- Genre: Drama
- Written by: Gwyneth Hughes
- Directed by: Alex Kalymnios
- Country of origin: United Kingdom
- Original language: English
- No. of episodes: 2

Production
- Executive producers: Susan Hogg; Gwyneth Hughes; Gaynor Holmes;
- Production location: Northern Ireland
- Production company: Studio Lambert

Original release
- Network: BBC One
- Release: 10 May – 11 May 2021

= Three Families =

Three Families is a British two-part television drama series developed by Studio Lambert for BBC One. It is directed by Alex Kalymnios from a script by Gwyneth Hughes. Set in Northern Ireland between 2013 and 2019 when abortion was de facto decriminalised, it is a dramatisation of true stories from families who were affected by its restrictive abortion laws. It aired on BBC One on 10 and 11 May 2021.

==Premise==
===Episode 1===
This episode takes place between 2013 and 2015.

Northern Ireland, 2013. A mother is forced to question her own beliefs when her teenage daughter reveals she is pregnant. Intent only on protecting her child, Theresa makes a hard choice. But as word starts to get out, she discovers that she could face a prison sentence for breaking one of Northern Ireland's most controversial laws.

Young newlyweds Hannah and Jonathan are devastated when they learn that their much-wanted baby will not survive the pregnancy. In their grief, the couple speak to their doctor about their options, only to realise how limited their choices are.

===Episode 2===
This episode takes place between 2015 and 2019.

Determined to change the law, Hannah throws herself into campaigning. Her fight brings victory in the High Court, which soon turns to frustration with the political powers at Stormont. Meanwhile, first-time older mother Rosie discovers there is no legal remedy to the heartbreaking complications with her pregnancy.

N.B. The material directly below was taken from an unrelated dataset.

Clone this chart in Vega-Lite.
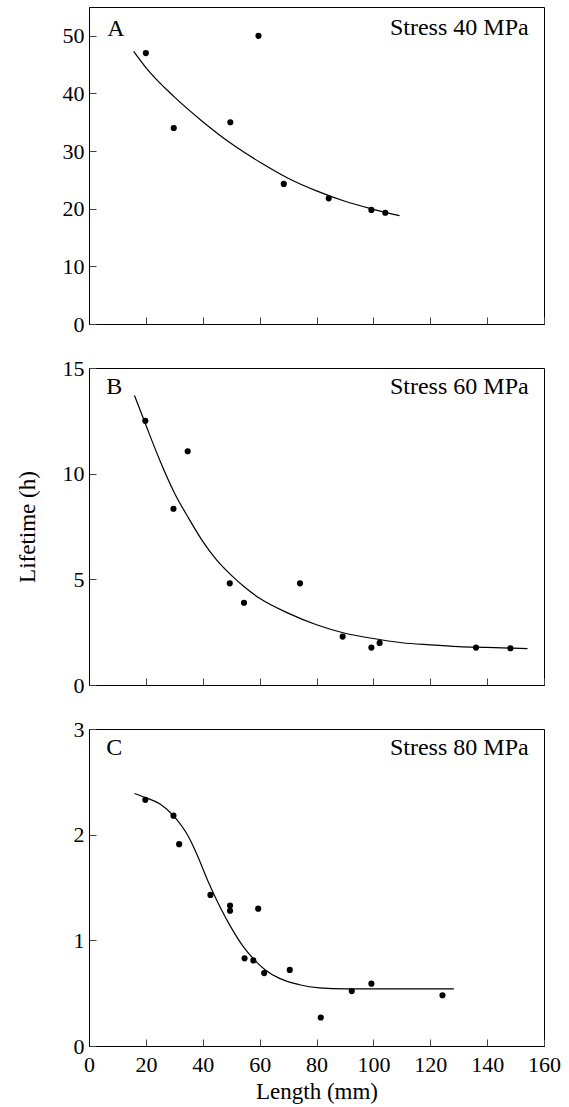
{
  "$schema": "https://vega.github.io/schema/vega-lite/v6.json",
  "padding": {"left": 15, "top": 6, "right": 0, "bottom": 0},
  "background": "white",
  "spacing": 44,
  "bounds": "flush",
  "config": {
    "view": {"stroke": "black", "strokeWidth": 1},
    "font": "Liberation Serif",
    "text": {"font": "Liberation Serif", "fontSize": 24, "color": "black"},
    "axis": {
      "grid": false,
      "labelFont": "Liberation Serif",
      "labelFontSize": 22,
      "labelColor": "black",
      "labelFlush": false,
      "labelOverlap": false,
      "domainColor": "black",
      "domainWidth": 1,
      "tickColor": "#444",
      "tickSize": -7,
      "tickWidth": 1,
      "titleFont": "Liberation Serif",
      "titleFontSize": 23,
      "titleFontWeight": "normal",
      "titleColor": "black"
    },
    "axisY": {"labelPadding": 12, "minExtent": 27, "maxExtent": 27, "format": "d"},
    "axisX": {"labelPadding": 15, "format": "d"}
  },
  "datasets": {
    "ptsA": [
      {"length": 20, "lifetime": 47.0},
      {"length": 29.8, "lifetime": 34.0},
      {"length": 49.7, "lifetime": 35.0},
      {"length": 59.6, "lifetime": 50.0},
      {"length": 68.5, "lifetime": 24.3},
      {"length": 84.3, "lifetime": 21.8},
      {"length": 99.3, "lifetime": 19.8},
      {"length": 104.2, "lifetime": 19.3}
    ],
    "fitA": [
      {"length": 15.7, "lifetime": 47.3},
      {"length": 20, "lifetime": 44.5},
      {"length": 30, "lifetime": 39.4},
      {"length": 40, "lifetime": 35.1},
      {"length": 50, "lifetime": 31.3},
      {"length": 60, "lifetime": 28.1},
      {"length": 70, "lifetime": 25.3},
      {"length": 80, "lifetime": 23.1},
      {"length": 90, "lifetime": 21.3},
      {"length": 100, "lifetime": 19.9},
      {"length": 109.2, "lifetime": 18.8}
    ],
    "ptsB": [
      {"length": 19.8, "lifetime": 12.5},
      {"length": 29.7, "lifetime": 8.34},
      {"length": 34.7, "lifetime": 11.06},
      {"length": 49.5, "lifetime": 4.81},
      {"length": 54.5, "lifetime": 3.89},
      {"length": 74.2, "lifetime": 4.81},
      {"length": 89.2, "lifetime": 2.29},
      {"length": 99.3, "lifetime": 1.77},
      {"length": 102.2, "lifetime": 1.99},
      {"length": 136.1, "lifetime": 1.77},
      {"length": 148.2, "lifetime": 1.74}
    ],
    "fitB": [
      {"length": 16, "lifetime": 13.7},
      {"length": 20, "lifetime": 12.3},
      {"length": 25, "lifetime": 10.6},
      {"length": 30, "lifetime": 9.1},
      {"length": 35, "lifetime": 7.9},
      {"length": 40, "lifetime": 6.8},
      {"length": 45, "lifetime": 5.9},
      {"length": 50, "lifetime": 5.2},
      {"length": 55, "lifetime": 4.6},
      {"length": 60, "lifetime": 4.1},
      {"length": 70, "lifetime": 3.4},
      {"length": 80, "lifetime": 2.85},
      {"length": 90, "lifetime": 2.45},
      {"length": 100, "lifetime": 2.2},
      {"length": 110, "lifetime": 2.0},
      {"length": 120, "lifetime": 1.9},
      {"length": 130, "lifetime": 1.82},
      {"length": 140, "lifetime": 1.78},
      {"length": 154.2, "lifetime": 1.72}
    ],
    "ptsC": [
      {"length": 19.8, "lifetime": 2.33},
      {"length": 29.7, "lifetime": 2.18},
      {"length": 31.7, "lifetime": 1.91},
      {"length": 42.7, "lifetime": 1.43},
      {"length": 49.6, "lifetime": 1.33},
      {"length": 49.6, "lifetime": 1.28},
      {"length": 59.5, "lifetime": 1.30},
      {"length": 54.7, "lifetime": 0.83},
      {"length": 57.8, "lifetime": 0.81},
      {"length": 61.6, "lifetime": 0.69},
      {"length": 70.6, "lifetime": 0.72},
      {"length": 81.5, "lifetime": 0.27},
      {"length": 92.4, "lifetime": 0.52},
      {"length": 99.3, "lifetime": 0.59},
      {"length": 124.3, "lifetime": 0.48}
    ],
    "fitC": [
      {"length": 16, "lifetime": 2.39},
      {"length": 20, "lifetime": 2.35},
      {"length": 25, "lifetime": 2.29},
      {"length": 30, "lifetime": 2.17},
      {"length": 35, "lifetime": 1.98},
      {"length": 38, "lifetime": 1.81},
      {"length": 42, "lifetime": 1.55},
      {"length": 46, "lifetime": 1.32},
      {"length": 50, "lifetime": 1.12},
      {"length": 54, "lifetime": 0.95},
      {"length": 58, "lifetime": 0.82},
      {"length": 62, "lifetime": 0.72},
      {"length": 67, "lifetime": 0.64},
      {"length": 74, "lifetime": 0.58},
      {"length": 81, "lifetime": 0.55},
      {"length": 90, "lifetime": 0.54},
      {"length": 128.3, "lifetime": 0.54}
    ],
    "labA": [{"panel": "A", "stress": "Stress 40 MPa"}],
    "labB": [{"panel": "B", "stress": "Stress 60 MPa"}],
    "labC": [{"panel": "C", "stress": "Stress 80 MPa"}]
  },
  "vconcat": [
    {
      "width": 455,
      "height": 317,
      "layer": [
        {
          "data": {"name": "fitA"},
          "mark": {"type": "line", "color": "black", "strokeWidth": 1.2, "interpolate": "monotone"},
          "encoding": {
            "x": {"field": "length", "type": "quantitative", "scale": {"domain": [0, 160], "nice": false},
                  "axis": {"values": [0, 20, 40, 60, 80, 100, 120, 140, 160], "labels": false, "title": null}},
            "y": {"field": "lifetime", "type": "quantitative", "scale": {"domain": [0, 55], "nice": false},
                  "axis": {"values": [0, 10, 20, 30, 40, 50], "title": " ", "titlePadding": 23}}
          }
        },
        {
          "data": {"name": "ptsA"},
          "mark": {"type": "circle", "color": "black", "size": 38, "opacity": 1},
          "encoding": {
            "x": {"field": "length", "type": "quantitative"},
            "y": {"field": "lifetime", "type": "quantitative"}
          }
        },
        {
          "data": {"name": "labA"},
          "mark": {"type": "text", "align": "left", "baseline": "alphabetic"},
          "encoding": {
            "x": {"datum": 6.4, "type": "quantitative"},
            "y": {"datum": 50.0, "type": "quantitative"},
            "text": {"field": "panel"}
          }
        },
        {
          "data": {"name": "labA"},
          "mark": {"type": "text", "align": "right", "baseline": "alphabetic"},
          "encoding": {
            "x": {"datum": 154.6, "type": "quantitative"},
            "y": {"datum": 50.1, "type": "quantitative"},
            "text": {"field": "stress"}
          }
        }
      ]
    },
    {
      "width": 455,
      "height": 317,
      "layer": [
        {
          "data": {"name": "fitB"},
          "mark": {"type": "line", "color": "black", "strokeWidth": 1.2, "interpolate": "monotone"},
          "encoding": {
            "x": {"field": "length", "type": "quantitative", "scale": {"domain": [0, 160], "nice": false},
                  "axis": {"values": [0, 20, 40, 60, 80, 100, 120, 140, 160], "labels": false, "title": null}},
            "y": {"field": "lifetime", "type": "quantitative", "scale": {"domain": [0, 15], "nice": false},
                  "axis": {"values": [0, 5, 10, 15], "title": "Lifetime (h)", "titlePadding": 23, "titleFontSize": 23}}
          }
        },
        {
          "data": {"name": "ptsB"},
          "mark": {"type": "circle", "color": "black", "size": 38, "opacity": 1},
          "encoding": {
            "x": {"field": "length", "type": "quantitative"},
            "y": {"field": "lifetime", "type": "quantitative"}
          }
        },
        {
          "data": {"name": "labB"},
          "mark": {"type": "text", "align": "left", "baseline": "alphabetic"},
          "encoding": {
            "x": {"datum": 6.1, "type": "quantitative"},
            "y": {"datum": 13.76, "type": "quantitative"},
            "text": {"field": "panel"}
          }
        },
        {
          "data": {"name": "labB"},
          "mark": {"type": "text", "align": "right", "baseline": "alphabetic"},
          "encoding": {
            "x": {"datum": 154.6, "type": "quantitative"},
            "y": {"datum": 13.79, "type": "quantitative"},
            "text": {"field": "stress"}
          }
        }
      ]
    },
    {
      "width": 455,
      "height": 317,
      "layer": [
        {
          "data": {"name": "fitC"},
          "mark": {"type": "line", "color": "black", "strokeWidth": 1.2, "interpolate": "monotone"},
          "encoding": {
            "x": {"field": "length", "type": "quantitative", "scale": {"domain": [0, 160], "nice": false},
                  "axis": {"values": [0, 20, 40, 60, 80, 100, 120, 140, 160], "title": "Length (mm)", "titlePadding": 5, "titleFontSize": 23}},
            "y": {"field": "lifetime", "type": "quantitative", "scale": {"domain": [0, 3], "nice": false},
                  "axis": {"values": [0, 1, 2, 3], "title": " ", "titlePadding": 23}}
          }
        },
        {
          "data": {"name": "ptsC"},
          "mark": {"type": "circle", "color": "black", "size": 38, "opacity": 1},
          "encoding": {
            "x": {"field": "length", "type": "quantitative"},
            "y": {"field": "lifetime", "type": "quantitative"}
          }
        },
        {
          "data": {"name": "labC"},
          "mark": {"type": "text", "align": "left", "baseline": "alphabetic"},
          "encoding": {
            "x": {"datum": 6.1, "type": "quantitative"},
            "y": {"datum": 2.75, "type": "quantitative"},
            "text": {"field": "panel"}
          }
        },
        {
          "data": {"name": "labC"},
          "mark": {"type": "text", "align": "right", "baseline": "alphabetic"},
          "encoding": {
            "x": {"datum": 154.6, "type": "quantitative"},
            "y": {"datum": 2.75, "type": "quantitative"},
            "text": {"field": "stress"}
          }
        }
      ]
    }
  ]
}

Theresa learns her trial date, but she still hasn't told Orla that she's facing prison for what they did. When Orla discovers the truth, she insists on supporting her mother to challenge the prosecution.

==Cast==
- Sinéad Keenan as Theresa Ryan, a Catholic stay-at-home mother
- Amy James-Kelly as Hannah Kennedy, a young Protestant newlywed
- Lola Petticrew as Orla Healy, Theresa's 15-year-old daughter from a previous relationship
- Colin Morgan as Jonathan Kennedy, Hannah's husband
- Owen McDonnell as Mark Ryan, Theresa's husband and Orla's stepfather
- Genevieve O'Reilly as Rosie Fortress, a 40-year-old with depression
- Prasanna Puwanarajah as David Fortress, Rosie's English husband
- Vanessa Emme as Rachel Donleavy, Theresa's lawyer
- Ger Ryan as Kathleen Nolan, Theresa's mother
- Kerri Quinn as Louise Byrne, Theresa's friend and an anti-abortion campaigner
- Gráinne Keenan as Jenny Anderson, a pro-choice campaigner
- Dearbhla Molloy as Eileen O'Donnell, a veteran pro-choice campaigner and republican

==Production==
===Development===
Originally titled When It Happens to You, Charlotte Moore and Piers Wenger commissioned the series in 2019 from Studio Lambert for BBC One. Gwyneth Hughes wrote the script and served as an executive producer, and Alex Kalymnios directed. Also executive producing were Susan Hogg and Gaynor Holmes.

Hogg grew up in Northern Ireland herself and wanted to tell this story for a long time. Hughes and the team at Studio Lambert spent months researching. They met with families and individuals affected by its restrictive abortion laws. For the sake of anonymity, names and locations were changed for the series.

===Casting===
A press release confirmed the cast about a month before the series aired, with Sinéad Keenan, Lola Petticrew, Amy James-Kelly, and Genevieve O’Reilly featuring as well as Colin Morgan, Owen McDonnell, Kerri Quinn, and Prasanna Puwanarajah.

===Filming===
Principal photography took place on location in 2020, and was one of the first UK productions that managed to take place despite the COVID-19 pandemic. Locations included Belfast, Antrim, Whitehead, Ballyhornan, and Ballymena.

==Release==
A trailer was released on 30 April 2021. The first episode premiered on BBC One on 10 May, and the second on 11 May. In Australia, the drama aired on 9 June on BBC First. Later on 23 November, it premiered in Ireland on RTÉ One.

In 2022, it was announced the drama would have an international release via Sundance Now that 28 July.